Insult law still remains in force

HARARE - While a number of citizens were arrested and dragged to the courts after being accused of undermining the authority of or insulting former President Robert Mugabe, even as he is gone, that law is still intact.

Under Section 33 of the Criminal Law politicians, activists, students and ordinary citizens have had to endure jail time in Remand Prison as there was no provision for bail at initial appearances at the lower courts.

People like ex-war vets leaders Jabulani Sibanda, Victor Matemadanda, Douglas Mahiya, Francis Nhando, businessman Energy Mutodi, cleric Phillip Mugadza, Evan Mawarire, Acie Lumumba and many others have argued the constitutionality of such charges in a country that has a constitution which guarantees freedom of expression.

Jabulani Sibanda

Jabulani Sibanda - former war veterans leader

Following Mugabe’s resignation there was celebration across all divide with most of them declaring that they were free and had been liberated from further prosecution.

However, legal experts mostly associated with Zimbabwe Lawyers for Human Rights who have advocated for people charged under that section have said the game is not yet over because section 33 still criminalises insulting the office of the president and not the person of the president.

In that vein, calls have been made for the new government to ensure that the Constitution overrides any other law on the land.

“The offence was against the office of the president and not the person of the president so nothing really has changed whether or not Mugabe has resigned the law will remain as it is,” lawyer Jeremiah Bamu said.

“You need to understand that in the Owen Maseko case the Supreme Court had come to the conclusion that, that law is unconstitutional and the minister of Justice had to show cause why it must be struck down tactfully then minister of Justice Emmerson Mnangagwa ensured that the charge must be withdrawn so the Supreme Court did not make a final determination but at face value it concluded that the law was unconstitutional.”

Maseko had been charged with undermining Mugabe’s authority after an arts exhibition that portrayed the Gukurahundi massacre.

“If a law was declared unconstitutional under the old constitution it remains unconstitutional in the new Constitution. The problem we are having now is whenever such cases arise and we refer them to the Constitutional Court, it has always avoided a binding determination on that issue and we are uncertain whether the law has been declared unconstitutional or not,” added Bamu.

Another Human Rights lawyer Kudazi Kadzere echoed similar sentiments and urged the government to expunge such draconian laws from statute books for democracy to prevail.

“That charge remains as criminal on the statute books and the fact that Mugabe is no longer the president does not mean the charge falls away because a crime is a crime as at the time that it is committed,” Kadzere said.

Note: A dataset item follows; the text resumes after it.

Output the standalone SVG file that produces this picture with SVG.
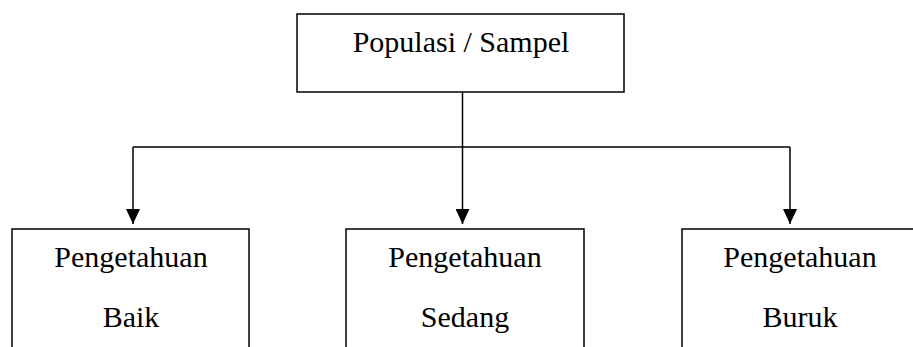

“…I do however feel that the criminal offence of undermining the authority of the president is unconstitutional and in future we hope that those criminal offences are removed from statute books because they stifle democracy.”

There has, however, been a striking failure by the State to prove the cases, as the law has proved to be constitutionally defective and impedes on the people’s right to freedom of expression.

When Lumumba’s case was brought before the Constitutional Court, the State stated that it was withdrawing the criminal case against the former Zanu PF youth leader on the basis that there is a set precedence in another case involving MDC secretary general Douglas Mwonzora.

Like many, Mwonzora had attacked Mugabe, calling him a “goblin” during a Nyanga rally. But the case was left without legs to stand on after the court asked the State to give a thorough description of a goblin and how that was linked to the nonagenarian leader.

The State could not explain what a goblin is; further pushing the court to ask if the prosecutor believed Mugabe was a goblin.

That was the end of the story as the answer was in the negative, with the court making it clear that these were political statements.

Mwonzora had approached the Constitutional Court, challenging the constitutionality of the charges, arguing that the State was infringing upon his right to freedom of expression.

But this set the tone for the determination of the cases that were to follow including the Lumumba case — but could not stop people from being dragged to court for mere bar talks and jests.

“Hope the police will reform and avoid being involved in politics. The constitution gives rights and their limitations where necessary.

“The police were just working as commiserate of Mugabe. Some laws need reform but some just need human mind-set reform,” ZLHR’s Gift Mtisi said.